= Dan Carey (curler) =

Canadian curler (born 1954)

Daniel J. Carey (born March 19, 1954, in Winnipeg) is a Canadian curler. He is a Canadian former Curling Champion and 4-time Manitoba Provincial Curling Champion. He played third for Vic Peters in 1992, defeating Jim Ursel in the Manitoba Provincial Championship final. The foursome went on to defeat Russ Howard in the 1992 Brier final, becoming the last rookie team to win the Brier until Kevin Koe did it 18 years later (2010).
Carey (along with Peters, Chris Neufeld, and Don Rudd) returned to the Brier in 1993, but were eliminated in tiebreakers after a much-contested CCA rule change that cost them their first-place finish after the Round Robin. The 1992 & 1993 Vic Peters team, including Dan Carey, were inducted in the Manitoba Curling Hall of Fame in 2005
The Peters team (except with new lead Scott Grant) won the Safeway Select Manitoba Men's Provincial Championship again in 1997, defeating Kerry Burtnyk in the final.
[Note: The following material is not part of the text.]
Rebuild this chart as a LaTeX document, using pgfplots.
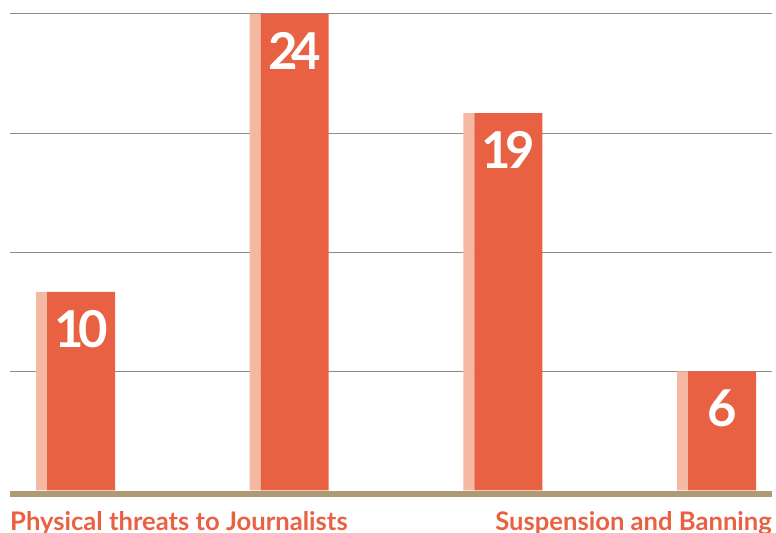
\documentclass[border=0pt]{standalone}
\usepackage{pgfplots}
\pgfplotsset{compat=1.18}
\usepackage{fontspec}
\setmainfont{Lato}
\definecolor{barD}{HTML}{E86142}
\definecolor{barL}{HTML}{F5B9A3}
\definecolor{baseC}{HTML}{AE9B75}
\definecolor{gridC}{HTML}{8C8C8C}
\begin{document}
\begin{tikzpicture}
\useasboundingbox (0,0) rectangle (776bp,533bp);
\begin{axis}[
  at={(10bp,35.55bp)}, anchor=south west,
  scale only axis, width=762bp, height=497.45bp,
  xmin=-0.3323, xmax=3.234, ymin=-0.35, ymax=24.698,
  axis line style={draw=none},
  major tick length=0pt,
  xtick=\empty,
  ytick={6,12,18,24}, yticklabels={},
  ymajorgrids, grid style={draw=gridC, line width=1bp},
  extra y ticks={-0.16}, extra y tick labels={},
  extra y tick style={major grid style={draw=baseC, line width=6bp}},
  /pgf/number format/assume math mode=true,
  clip=false,
]
\addplot[ybar, fill=barL, draw=none, bar width=11bp, bar shift=-39.5bp]
  coordinates {(0,10) (1,24) (2,19) (3,6)};
\addplot[ybar, fill=barD, draw=none, bar width=68bp, bar shift=0pt,
  nodes near coords,
  nodes near coords style={font=\fontsize{51}{51}\selectfont\bfseries\addfontfeature{LetterSpace=-12},
    text=white, anchor=center, yshift=-37bp}]
  coordinates {(0,10) (1,24) (2,19) (3,6)};
\node[anchor=base west, inner sep=0pt, text=barD, font=\fontsize{25.7}{25.7}\selectfont\bfseries]
  at ([yshift=-32.55bp]rel axis cs:0,0) {Physical threats to Journalists};
\node[anchor=base east, inner sep=0pt, text=barD, font=\fontsize{25.7}{25.7}\selectfont\bfseries]
  at ([yshift=-32.55bp]rel axis cs:1,0) {Suspension and Banning};
\end{axis}
\end{tikzpicture}
\end{document}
They would post an undefeated 11–0 record at the Brier, before falling to Kevin Martin in one of the highest-scoring, most exciting Brier finals in history (10-8 final score).
Carey retired from curling following the 1999 season, and has since coached daughter Chelsea Carey, skip of the 2011 World Curling Tour Breakthrough Team of the Year.

==Personal life==
Carey is married and has two children, including Chelsea Carey. He is a retired regional manager for GO Packaging.